##The Iliad by Homer (translation by Martin Hammond)
Rating: ★★★★
It seems both daring and pointless to try and review The Iliad. As a cornerstone of Western culture, it has no doubt been examined many times far more extensively by people far more knowledgeable than me. Nonetheless, I shall give it a go.
While I'm almost tempted to skip the summary of what the epic is about, I remember that before I actually picked up and read the thing, I was under the illusion that it was the complete story of Troy. This isn't the case. The story actually focuses on an incredibly tiny (if action-packed) part of the war, and most of the text is devoted to only a couple of days. Nor does the poem cover the end of the war, with the widely-famed horse ploy (indeed, that's not even alluded to), and reference to the beginning of the war and all between then and now (ten years) is quite sparse, with the poet assuming that the listener already knows the details of the setting. Even though Achilleus and his destiny are tightly woven with the story, it does not actually cover his death (though that is alluded to), and he stays out of most of the action until the end.
The choice of this part of the story of the Trojan Wars, then, seems a little odd.
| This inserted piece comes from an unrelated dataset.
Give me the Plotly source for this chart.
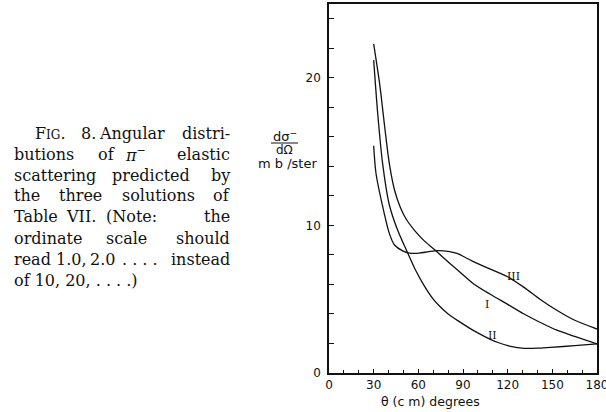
import plotly.graph_objects as go

# ---- data ----
theta_I = [30, 34, 37.5, 40.5, 44, 48, 52, 58, 64, 71, 78, 85, 97, 108, 120, 131, 142, 153, 165, 180]
dsig_I = [22.3, 19.6, 16.6, 14.2, 12.4, 11.2, 10.4, 9.6, 8.95, 8.35, 7.7, 7.1, 6.05, 5.35, 4.65, 4.0, 3.42, 2.9, 2.48, 1.97]

theta_II = [30, 32.7, 36, 40.5, 46, 53, 57.5, 64, 70, 75, 80, 86.5, 97.5, 108, 114, 122, 131, 140, 149, 165, 180]
dsig_II = [21.2, 17.6, 14.2, 11.4, 9.7, 8.1, 7.1, 5.9, 5.0, 4.45, 4.0, 3.55, 2.85, 2.3, 2.05, 1.8, 1.67, 1.68, 1.74, 1.85, 1.97]

theta_III = [30, 31.6, 36, 40.5, 44, 49.5, 54, 60.5, 67, 73, 80, 86, 96, 108, 120, 131, 142.4, 153, 164.7, 180]
dsig_III = [15.4, 13.5, 11.3, 9.46, 8.67, 8.27, 8.12, 8.12, 8.22, 8.29, 8.24, 8.1, 7.6, 7.05, 6.52, 5.8, 4.95, 4.25, 3.59, 2.98]

curve_labels = ["I", "II", "III"]
label_theta = [106, 109.6, 124]
label_dsig = [4.67, 2.57, 6.55]

x_tickvals = [0, 30, 60, 90, 120, 150, 180]
y_tickvals = [0, 10, 20]

caption_lines = [
    ["F<span style='font-size:12px'>IG</span>.", "8.", "Angular", "distri-"],
    ["butions", "of", "<i>π</i><sup>−</sup>", "elastic"],
    ["scattering", "predicted", "by"],
    ["the", "three", "solutions", "of"],
    ["Table", "VII.", "(Note:", "the"],
    ["ordinate", "scale", "should"],
    ["read", "1.0,", "2.0", ". . . .", "instead"],
    ["of 10, 20, . . . .)"],
]
# horizontal placement of inner words (pixel centres), justified text
caption_inner_x = [
    [88, 132],
    [106, 135],
    [151],
    [80, 159],
    [81, 131],
    [126],
    [71, 102, 140],
    [],
]
caption_first_x = [33, 12, 12, 12, 12, 12, 12, 12]

# ---- layout geometry (pixels) ----
W, H = 606, 412
L, R, T, B = 329, 597, 4, 373


def px(xp):
    return (xp - L) / (R - L)


def py(yp):
    return (B - yp) / (B - T)


fig = go.Figure()
for xs, ys in [(theta_I, dsig_I), (theta_II, dsig_II), (theta_III, dsig_III)]:
    fig.add_trace(go.Scatter(x=xs, y=ys, mode="lines",
                             line=dict(color="#111", width=1.3, shape="spline", smoothing=0.8),
                             showlegend=False, hoverinfo="skip"))

ann = []
for t, xv, yv in zip(curve_labels, label_theta, label_dsig):
    ann.append(dict(x=xv, y=yv, xref="x", yref="y", text=t, showarrow=False,
                    font=dict(family="DejaVu Serif", size=11, color="#111")))

serif = dict(family="DejaVu Serif", size=16, color="#111")
for i, words in enumerate(caption_lines):
    yl = py(133 + 21 * i)
    ann.append(dict(x=px(caption_first_x[i]), y=yl, xref="paper", yref="paper", text=words[0],
                    showarrow=False, xanchor="left", yanchor="middle", font=serif))
    if len(words) == 1:
        continue
    for w, xc in zip(words[1:-1], caption_inner_x[i]):
        ann.append(dict(x=px(xc), y=yl, xref="paper", yref="paper", text=w,
                        showarrow=False, xanchor="center", yanchor="middle", font=serif))
    ann.append(dict(x=px(232), y=yl, xref="paper", yref="paper", text=words[-1],
                    showarrow=False, xanchor="right", yanchor="middle", font=serif))

ann.append(dict(x=px(285), y=py(136), xref="paper", yref="paper", text="dσ<sup>−</sup>",
                xanchor="center", yanchor="middle", showarrow=False,
                font=dict(family="DejaVu Sans", size=13, color="#111")))
ann.append(dict(x=px(284), y=py(150), xref="paper", yref="paper", text="dΩ",
                xanchor="center", yanchor="middle", showarrow=False,
                font=dict(family="DejaVu Sans", size=12, color="#111")))
ann.append(dict(x=px(287), y=py(163), xref="paper", yref="paper", text="m b /ster",
                xanchor="center", yanchor="middle", showarrow=False,
                font=dict(family="DejaVu Sans", size=13, color="#111")))
ann.append(dict(x=px(430), y=py(411), xref="paper", yref="paper", text="θ (c m) degrees",
                xanchor="center", yanchor="bottom", showarrow=False,
                font=dict(family="DejaVu Sans", size=12.5, color="#111")))

fig.update_layout(
    width=W, height=H, autosize=False,
    margin=dict(l=L, r=W - R, t=T, b=H - B, pad=0),
    paper_bgcolor="white", plot_bgcolor="white",
    annotations=ann,
    shapes=[dict(type="line", xref="paper", yref="paper", x0=px(271), x1=px(298),
                 y0=py(143), y1=py(143), line=dict(color="#111", width=1))],
    xaxis=dict(range=[0, 180], tickvals=x_tickvals, ticks="inside", ticklen=4, tickcolor="#111",
               showline=True, linecolor="#111", linewidth=1.5, mirror=True, showgrid=False,
               zeroline=False, ticklabeloverflow="allow", automargin=False,
               tickfont=dict(family="DejaVu Sans", size=12, color="#111"),
               minor=dict(dtick=10, ticks="inside", ticklen=3, tickcolor="#111", showgrid=False)),
    yaxis=dict(range=[0, 25], tickvals=y_tickvals, ticks="inside", ticklen=5, tickcolor="#111",
               showline=True, linecolor="#111", linewidth=1.5, mirror=True, showgrid=False,
               zeroline=False, ticklabelstandoff=4, automargin=False,
               tickfont=dict(family="DejaVu Sans", size=12, color="#111"),
               minor=dict(dtick=2, ticks="inside", ticklen=5, tickcolor="#111", showgrid=False)),
)

fig.write_html("out.html", config={"displayModeBar": False},
               post_script="document.body.style.margin='0';document.body.style.overflow='hidden';")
But when you get into the story, you really start to understand what Homer is doing. The story, set in this grand and glorious setting, with many heroes arrayed against each other, is not a sweeping epic of glory in battle. It is not even, as with the decidedly more upbeat Oddessy, a romantic retelling of a hero's troubles. It is a story about the cruelty of war, the unavoidable nature of fate, about good men cut down in their youth, their parents and wives left distraught, all played out to the direction and amusement of the fickle and merciless gods, who play a sort of combined comic relief and theological explanantion. Without them, it'd be even more grim than it is.
That's not to say there isn't still glory in the poem. Players like Odysseus, Diomedes and Aias all shine brightly (I admit a particular admiration for the unyeilding and apparently unbreakable Aias). That just adds to the humanity of the story, though - rare sparks of exceptional uplift, counterbalanced by Homer's knack of combining a short vignette about a particular young warrior's peaceful life before the war with a brutally precise description of where and how a spear kills him. It's like this.
The main criticism of the text is that its repetitive descriptions and detailed accounts can at times be tiresome to read. I remember one point where a warrior said, essentially 'since you asked about my lineage...', provoking me to mutter moodily at him, knowing I would be suffering through half a page of unmemorable names and places which would never appear again. The exacting treatment of the action scenes, while poignant and informative, really doesn't liven things up, though I found I sunk into and stopped noticing that particular longwindedness after a while. The most boring part for me came quite close to the end, in Patroklos' funeral games - that whole book of the poem, for me, was quite unnecessary (though the bizarre contrast of this competition with the battle previous was somewhat amusing).
A secondary criticism could be levelled at the depth of the characters, though I'm a little less sure on this. Some characters do appear one-dimensional, but given the amount of development left from the Trojan story, it'd be fairer to consider that Homer presumed again a certain foreknowledge. Of the two main heroes: Achilleus is prideful and arrogant, and frankly I'm happy to know that he dies soon after; Hektor, despite being praised all over the poem, struck me as quite boring, with little to his credit but divine favour.
All told, the story is certainly worth reading. It's far more complex than I'd anticipated going into it, and gave me a newfound respect for the achievement of its author. The combination of grim reality with glory and divine intervention means that if it were to be written today, it'd probably find its way to the 'magic realism' bin (I'm thinking of Gabriel Garcia Marquez here), so I opted to label it 'F' for fiction rather than considering it entirely historical, but it certainly sheds light on the values and culture of the time. While the tedious bits could understandably put off a fair few readers, I think it's something which most people of a literary bent should attempt some point, given both its shaping influence on Western culture and the way it communicates human suffering in strife across the ages.